Nache Slovo n° 216 - 15 octobre 1915.

  1. «Chemin de Canossa»

    Episode de La querelle des Investitures. La querelle des Investitures constitue la première tentative de la papauté pour imposer sa théocratie. Elle éclate suite à la décision prise, en 1076, par le pape Grégoire VII de nommer les évêques et les abbés, charge qui appartenait jusque-là aux souverains.

    En réaction l'empereur Henri IV décide de faire déposer le pape, qui réplique en l'excommuniant et en le déposant. Il se trouve dès lors en butte à l'hostilité des princes allemands et est contraint de faire la paix avec Grégoire VII.

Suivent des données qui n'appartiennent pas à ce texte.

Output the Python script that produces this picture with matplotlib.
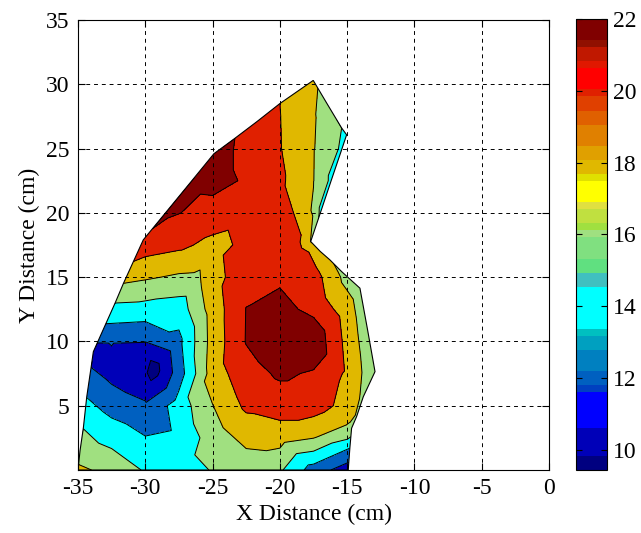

    Celle-ci est conclue à Canossa, localité d'Italie, près de Reggio, où se trouvait le château de la comtesse Mathilde de Toscane, qui servait de refuge au pape Grégoire VII. L'empereur Henri IV s'y rend et se présente en tenue de pénitent, tête et pieds nus, une corde attachée autour du cou, pour solliciter le pardon du souverain pontife.

    Mais, très vite, le conflit reprend. Henri IV s'empare de Rome et fait élire l'antipape Clément III, qui le couronne empereur. La querelle des Investitures ne prend fin qu'en 1122, lorsque le concordat de Worms est signé par le pape Calixte II et l'empereur Henri V. L'investiture spirituelle revient au pape, tandis que l'empereur conserve la charge de l'investiture temporelle.

    Cet épisode historique a donné naissance à l'expression «aller à Canossa», c'est-à-dire faire amende honorable, s'humilier devant son adversaire.